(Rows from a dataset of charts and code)
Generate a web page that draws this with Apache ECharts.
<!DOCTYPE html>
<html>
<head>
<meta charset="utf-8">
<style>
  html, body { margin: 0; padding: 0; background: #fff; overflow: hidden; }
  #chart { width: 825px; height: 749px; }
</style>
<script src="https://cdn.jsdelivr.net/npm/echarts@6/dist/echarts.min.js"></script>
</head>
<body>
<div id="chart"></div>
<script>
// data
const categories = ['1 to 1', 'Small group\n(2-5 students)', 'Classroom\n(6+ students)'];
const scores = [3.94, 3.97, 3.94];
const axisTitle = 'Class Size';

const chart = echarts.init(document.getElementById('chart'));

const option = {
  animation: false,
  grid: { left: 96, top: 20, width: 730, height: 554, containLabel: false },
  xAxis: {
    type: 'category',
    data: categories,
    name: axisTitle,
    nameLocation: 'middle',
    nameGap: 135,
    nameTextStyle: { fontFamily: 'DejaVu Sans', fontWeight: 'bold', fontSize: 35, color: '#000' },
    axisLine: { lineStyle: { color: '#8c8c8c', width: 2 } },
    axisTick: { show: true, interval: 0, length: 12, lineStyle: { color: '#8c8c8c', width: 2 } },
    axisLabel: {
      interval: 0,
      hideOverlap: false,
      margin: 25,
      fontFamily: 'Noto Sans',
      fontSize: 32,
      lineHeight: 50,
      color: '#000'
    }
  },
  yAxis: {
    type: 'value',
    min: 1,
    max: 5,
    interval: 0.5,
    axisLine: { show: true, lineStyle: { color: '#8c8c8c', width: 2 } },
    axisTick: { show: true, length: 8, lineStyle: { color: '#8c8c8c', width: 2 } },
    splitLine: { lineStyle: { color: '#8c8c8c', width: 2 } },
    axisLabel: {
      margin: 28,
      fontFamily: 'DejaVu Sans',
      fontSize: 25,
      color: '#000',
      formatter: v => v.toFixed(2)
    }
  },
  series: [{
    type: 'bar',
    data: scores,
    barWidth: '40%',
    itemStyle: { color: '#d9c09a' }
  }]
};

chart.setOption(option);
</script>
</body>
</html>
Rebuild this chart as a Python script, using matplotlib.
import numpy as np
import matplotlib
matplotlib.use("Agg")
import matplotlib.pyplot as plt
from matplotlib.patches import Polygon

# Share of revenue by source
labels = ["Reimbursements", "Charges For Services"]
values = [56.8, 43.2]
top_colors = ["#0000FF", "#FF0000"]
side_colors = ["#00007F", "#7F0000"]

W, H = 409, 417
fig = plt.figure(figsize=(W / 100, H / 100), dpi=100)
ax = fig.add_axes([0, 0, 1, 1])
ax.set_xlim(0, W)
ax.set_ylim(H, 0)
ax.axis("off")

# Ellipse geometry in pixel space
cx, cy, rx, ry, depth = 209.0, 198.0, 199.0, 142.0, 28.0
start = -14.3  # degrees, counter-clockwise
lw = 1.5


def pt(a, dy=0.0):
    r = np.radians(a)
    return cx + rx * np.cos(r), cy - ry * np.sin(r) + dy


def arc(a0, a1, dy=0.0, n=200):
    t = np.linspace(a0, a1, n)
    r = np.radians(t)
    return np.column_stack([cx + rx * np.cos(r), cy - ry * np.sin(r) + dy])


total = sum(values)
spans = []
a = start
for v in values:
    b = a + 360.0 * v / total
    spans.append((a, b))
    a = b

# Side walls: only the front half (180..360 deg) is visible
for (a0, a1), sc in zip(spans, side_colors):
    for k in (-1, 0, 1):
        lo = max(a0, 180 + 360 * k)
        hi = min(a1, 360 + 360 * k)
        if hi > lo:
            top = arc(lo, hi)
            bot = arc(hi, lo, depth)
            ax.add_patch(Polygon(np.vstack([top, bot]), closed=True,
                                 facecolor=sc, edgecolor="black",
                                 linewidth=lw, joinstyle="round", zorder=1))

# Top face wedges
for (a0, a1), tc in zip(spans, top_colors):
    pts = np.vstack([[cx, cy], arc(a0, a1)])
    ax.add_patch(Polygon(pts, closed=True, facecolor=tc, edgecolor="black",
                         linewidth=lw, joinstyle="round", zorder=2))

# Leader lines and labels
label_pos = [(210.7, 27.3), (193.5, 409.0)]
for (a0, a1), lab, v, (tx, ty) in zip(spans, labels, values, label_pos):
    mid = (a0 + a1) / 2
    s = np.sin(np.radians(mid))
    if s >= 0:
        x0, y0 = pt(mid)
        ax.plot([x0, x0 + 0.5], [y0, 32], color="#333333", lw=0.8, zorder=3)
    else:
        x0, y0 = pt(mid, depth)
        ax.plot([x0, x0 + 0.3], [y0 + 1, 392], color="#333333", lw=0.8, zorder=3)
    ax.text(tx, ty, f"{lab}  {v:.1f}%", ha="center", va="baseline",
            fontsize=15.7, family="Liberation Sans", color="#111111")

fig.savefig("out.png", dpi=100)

§ **EXERCISE INSTRUCTIONS**:
Pull out every line in the data above that has the word "script".

§ **REPLY**:
<script src="https://cdn.jsdelivr.net/npm/echarts@6/dist/echarts.min.js"></script>
<script>
</script>
Rebuild this chart as a Python script, using matplotlib.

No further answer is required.